Paura Inter, poi super Jovetic. Ma è la sfida del record triste

Sotto di un gol, la doppietta del montenegrino trascina i nerazzurri. Si sblocca Eder. E per la prima volta in A nessun italiano in campo

Paura Inter, poi super Jovetic. Ma è la sfida del record triste

Quasi in cinquantamila sugli anelli di San Siro mai così internazionale come ieri sera, due squadre senza uno straccio di paesano in campo, giacartiani e inglesi in tribuna assieme a dodici cinesi della Suning Commerce Group pronti a farsi avanti. Il più entusiasta al pareggio di Jovetic è stato proprio il loro chairman Jin Dong Zhang, si è alzato in piedi ed ha iniziato ad applaudire con una gioia contagiosa. Ripartono tutti questa sera, Thohir torna per Inter-Empoli, ultima in casa, ieri sera poteva anche finire 8-1 o 8-2, primo gol di Eder.

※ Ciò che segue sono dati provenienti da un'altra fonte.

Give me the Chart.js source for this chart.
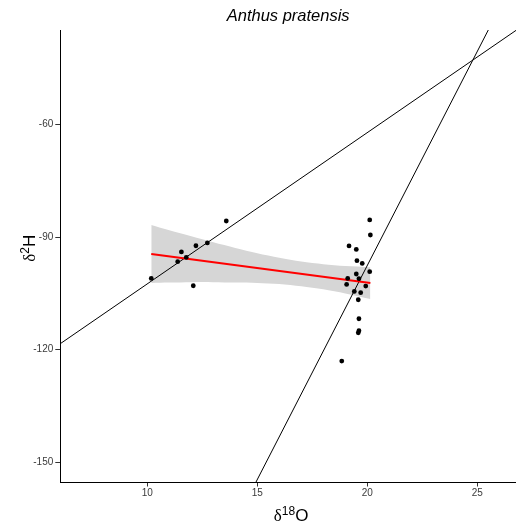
<!DOCTYPE html>
<html>
<head>
<meta charset="utf-8">
<script src="https://cdn.jsdelivr.net/npm/chart.js@4/dist/chart.umd.min.js"></script>
<style>
  html, body { margin: 0; padding: 0; background: #fff; }
  #wrap { width: 516px; height: 529px; }
</style>
</head>
<body>
<div id="wrap"><canvas id="chart" width="516" height="529"></canvas></div>
<script>
// data
const titleText = "Anthus pratensis";

const obsX = [10.18, 11.38, 11.55, 11.77, 12.21, 12.73, 13.59, 12.09,
    20.11, 20.14, 19.17, 19.50, 19.53, 19.77, 20.11, 19.50, 19.11, 19.62,
    19.06, 19.93, 19.41, 19.70, 19.59, 19.62, 19.62, 19.59, 18.84];
const obsY = [-101.0, -96.55, -93.96, -95.4, -92.3, -91.56, -85.7, -102.96,
    -85.43, -89.43, -92.36, -93.27, -96.29, -97.01, -99.22, -99.83, -101.0, -101.09,
    -102.61, -103.04, -104.48, -104.82, -106.69, -111.76, -114.96, -115.5, -123.05];

// linear fit + confidence band
const fitX = [10.18, 20.14];
const fitY = [-94.5, -102.2];
const bandX = [10.18, 11, 12, 13, 14, 15, 16, 17, 18, 19, 20.14];
const bandUpper = [-86.8, -88.2, -89.8, -91.4, -92.9, -94.3, -95.5, -96.5, -97.2, -97.7, -98.0];
const bandLower = [-102.2, -102.1, -102.0, -102.0, -102.1, -102.2, -102.5, -103.1, -103.9, -105.0, -106.5];

// the two reference lines (end points at the panel edges)
const lineAX = [6.045, 26.76];
const lineAY = [-118.4, -34.9];
const lineBX = [14.93, 25.5];
const lineBY = [-155.4, -34.8];

const xTicks = [10, 15, 20, 25];
const yTicks = [-150, -120, -90, -60];
const xRange = [6.045, 26.76];
const yRange = [-155.4, -34.8];

const pts = (xs, ys) => xs.map((x, i) => ({ x: x, y: ys[i] }));

// draws "δ", a superscript and a letter as one label
function drawRich(ctx, parts, x, y, rotate) {
    ctx.save();
    ctx.translate(x, y);
    if (rotate) ctx.rotate(-Math.PI / 2);
    let total = 0;
    parts.forEach(p => { ctx.font = p.font; total += ctx.measureText(p.t).width; });
    let cx = -total / 2;
    ctx.fillStyle = "#000";
    ctx.textBaseline = "alphabetic";
    ctx.textAlign = "left";
    parts.forEach(p => {
        ctx.font = p.font;
        ctx.fillText(p.t, cx, p.dy || 0);
        cx += ctx.measureText(p.t).width;
    });
    ctx.restore();
}

const labelsPlugin = {
    id: "labels",
    afterDraw(chart) {
        const ctx = chart.ctx;
        const a = chart.chartArea;
        const midX = (a.left + a.right) / 2;
        const midY = (a.top + a.bottom) / 2;

        ctx.save();
        ctx.font = "italic 16.5px 'Liberation Sans', Arial, sans-serif";
        ctx.fillStyle = "#000";
        ctx.textAlign = "center";
        ctx.textBaseline = "alphabetic";
        ctx.fillText(titleText, midX, 21);
        ctx.restore();

        drawRich(ctx, [
            { t: "δ", font: "17px 'Liberation Serif', serif" },
            { t: "18", font: "12px 'Liberation Sans', Arial, sans-serif", dy: -6.5 },
            { t: "O", font: "17px 'Liberation Sans', Arial, sans-serif" }
        ], midX + 3, 521, false);

        drawRich(ctx, [
            { t: "δ", font: "17px 'Liberation Serif', serif" },
            { t: "2", font: "12px 'Liberation Sans', Arial, sans-serif", dy: -6.5 },
            { t: "H", font: "17px 'Liberation Sans', Arial, sans-serif" }
        ], 35, midY - 8, true);
    }
};

const tickFont = { family: "'Liberation Sans', Arial, sans-serif", size: 10 };

new Chart(document.getElementById("chart").getContext("2d"), {
    type: "scatter",
    data: {
        datasets: [
            {
                data: pts(obsX, obsY),
                backgroundColor: "#000",
                borderColor: "#000",
                pointRadius: 2.4,
                pointBorderWidth: 0
            },
            {
                data: pts(fitX, fitY),
                showLine: true,
                borderColor: "#ff0000",
                borderWidth: 2,
                pointRadius: 0
            },
            {
                data: pts(lineAX, lineAY),
                showLine: true,
                borderColor: "#000",
                borderWidth: 1,
                pointRadius: 0
            },
            {
                data: pts(lineBX, lineBY),
                showLine: true,
                borderColor: "#000",
                borderWidth: 1,
                pointRadius: 0
            },
            {
                data: pts(bandX, bandUpper),
                showLine: true,
                borderWidth: 0,
                borderColor: "rgba(0,0,0,0)",
                backgroundColor: "rgb(214,214,214)",
                pointRadius: 0,
                tension: 0.3,
                fill: "+1"
            },
            {
                data: pts(bandX, bandLower),
                showLine: true,
                borderWidth: 0,
                borderColor: "rgba(0,0,0,0)",
                pointRadius: 0,
                tension: 0.3,
                fill: false
            }
        ]
    },
    options: {
        responsive: false,
        animation: false,
        layout: { autoPadding: false, padding: { top: 30, right: 0, left: 0, bottom: 0 } },
        plugins: {
            legend: { display: false },
            tooltip: { enabled: false }
        },
        scales: {
            x: {
                type: "linear",
                min: xRange[0],
                max: xRange[1],
                afterBuildTicks: s => { s.ticks = xTicks.map(v => ({ value: v })); },
                afterFit: s => { s.height = 46.5; s.paddingLeft = 0; s.paddingRight = 0; },
                grid: { drawOnChartArea: false, tickLength: 4, tickColor: "#333" },
                border: { color: "#000", width: 1 },
                ticks: { font: tickFont, color: "#3a3a3a", padding: 1, maxRotation: 0 }
            },
            y: {
                type: "linear",
                min: yRange[0],
                max: yRange[1],
                afterBuildTicks: s => { s.ticks = yTicks.map(v => ({ value: v })); },
                afterFit: s => { s.width = 60.3; s.paddingTop = 0; s.paddingBottom = 0; },
                grid: { drawOnChartArea: false, tickLength: 5, tickColor: "#333" },
                border: { color: "#000", width: 1 },
                ticks: { font: tickFont, color: "#3a3a3a", padding: 2 }
            }
        }
    },
    plugins: [labelsPlugin]
});
</script>
</body>
</html>
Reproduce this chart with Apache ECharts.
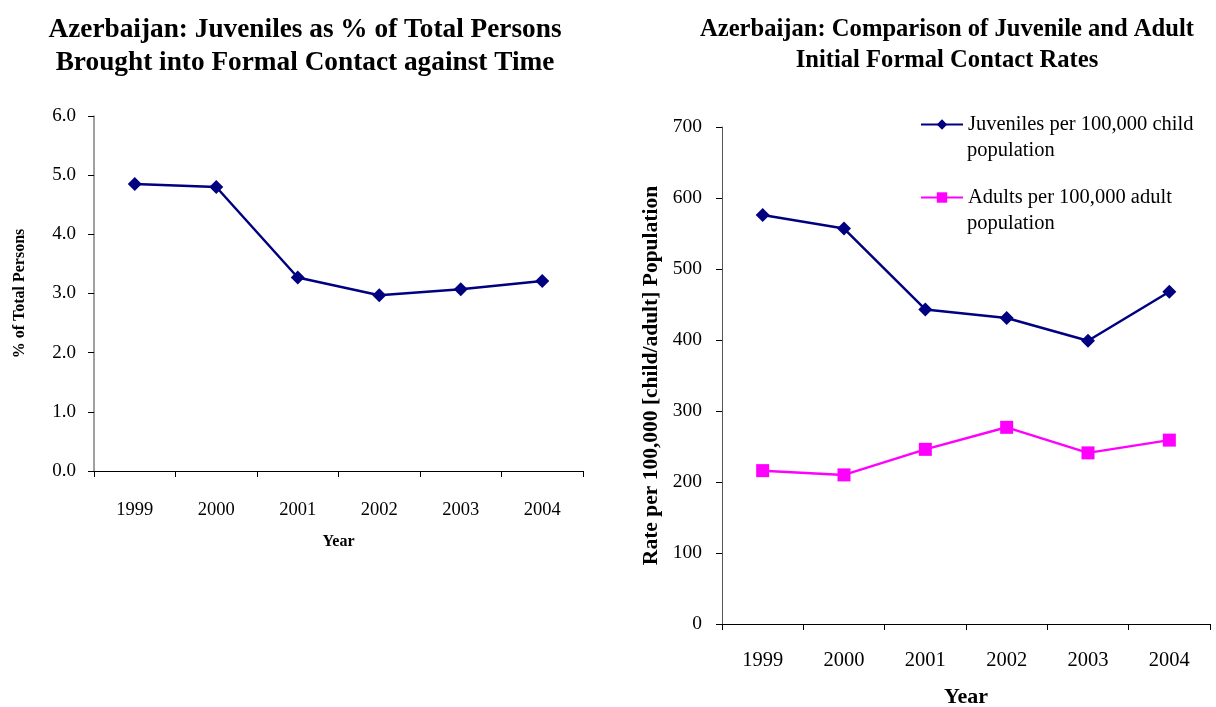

C'è sempre un buon motivo quando accadono certe cose, specie se accadono con una frequenza importante. Mancini ha spiegato che di questa stagione non butta via niente, tranne il problema del gol, pochi, rari, 29 meno della Roma. Se prendi pochi gol è probabile che vinci il campionato, ma se ne fai pochi è molto difficile che arrivi primo. L'Inter anche ieri sera si è ammassata ai dieci metri dall'area friulana, ci arrivava facile, Kondogbia ha trovato corridoi eterni, sgombri, poi alzava gli occhi e trovava la muraglia umana, non solo maglie bianconere ma anche amiche. Se porti la palla consenti a tutti di trovare un posto dove fare massa, rallenti il gioco, e mentre sgobbi gli altri si piazzano. L'opzione due prevede il possesso, cento, anche duecento passaggi in orizzontale, da destra a sinistra e viceversa, tutti di qui e tutti di là, intanto non guadagni un metro e nel frattempo la difesa avversaria ha sempre buon gioco.

Bene, l'Inter è maestra in queste due non fasi di calcio, non si saprebbe quale scegliere, intanto tiri in porta zero o quasi. Questo difetto se lo porta avanti dalla prima giornata con l'Atalanta. Mancini ha sempre convocato otto attaccanti, almeno dall'ingresso di Eder dopo il mercato invernale. Il Mancini 1 della sua prima esperienza all'Inter ci aveva abituato a grandi spiegamenti di attaccanti anche quattro o cinque contemporaneamente. A questa strana coincidenza, va aggiunta la costante idea del Mancio di cambiare, far ruotare la squadra e questo non aiuta a dare certezze. Se l'inserimento di Juan Jesus in fascia sinistra ha lasciato perplessi, il centellinato utilizzo di Stevan Jovetic ha tolto brillantezza a uno dei pochi attaccanti a disposizione di Mancini in grado di saltare secco l'uomo. Poco oltre il quarto d'ora del primo tempo il montenegrino ha ricevuto una palla coloratissima a cinque, sei metri dall'area avversaria, in posizione centrale e con l'avversario più vicino a distanza siderale. Accade una, forse due volte in una stagione. Jovetic invece si è come impiantato, non ha trovato il coraggio di andare a rete da solo, ha scaricato su Biabiany, gli è mancata la sicurezza, come se avesse perso autostima. Alla mezz'ora circa si è anche guadagnato una bella inaffiata di fischi e se non la mette dentro per l'1-1 è praticamente scontata a sua sostituzione.

Invece poi è uscito con una doppietta, la seconda.

Inutile fare paragoni con ciò che ha fatto l'Udinese in avanti, due stazzati come Thereau (suo il bellissimo gol del vantaggio) e Zapata sempre e solo in contropiede, figli di un atteggiamento ultraermetico, un calcio che magari ti fa portare a casa punti ma che resta demoralizzante.